Combo Breaker head tournament organizer Rick “The Hadou” Thiher called Capcom’s response “a disconcertingly worded statement.” Thiher continued stating that  “While I usually opt for private conversations, I think this is important to state publicly.” Meanwhile commentator and esports attorney David “UltraDavid” Graham stated “I don’t think this satisfies anyone on any side.”

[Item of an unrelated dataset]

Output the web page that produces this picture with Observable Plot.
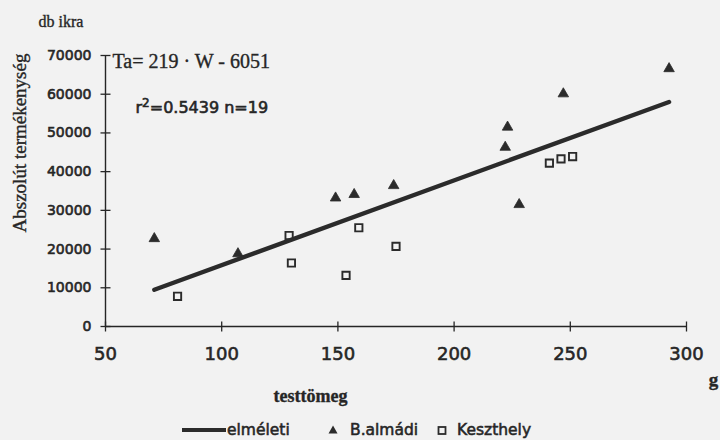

In addition to all this, Mikey Pham himself mentioned that, while Tatarian was given a warning, “multiple official parties” actually cautioned Pham not to attend the events for his safety. While Pham stated that he personally didn’t feel threatened by Tatarian and Franks’ threats, he also acknowledged that, such threats may have a different affect on newcomers. “The issue, what if this wasn’t me, but someone else? What if these threats weren’t to a male in his mid 30s who has been in the scene for over two decades?” stated Pham on Twitter. “Would they feel safe? Would they be ok attending WNF where Brentt and ChrisT attend? If they didn’t have other friends at?”

In a follow up tweet, Pham pointed out that not doing anything about players like Tatarian and Franks sends the wrong message to players who’ve been victimized. “This is why people don’t come forward,” he stated. “Not only do they get punished for being the victim, they get to watch as nothing happens except more fear due to possible retaliation.”

The controversy comes at a time when more attention has been brought to the fighting game community and possible bad actors within it. While Capcom’s previous banning of Hayes and Bahn may have created big strides in acknowledging the issues within the community, its refusal to do so in this case may have the opposite effect and instead hold the community back.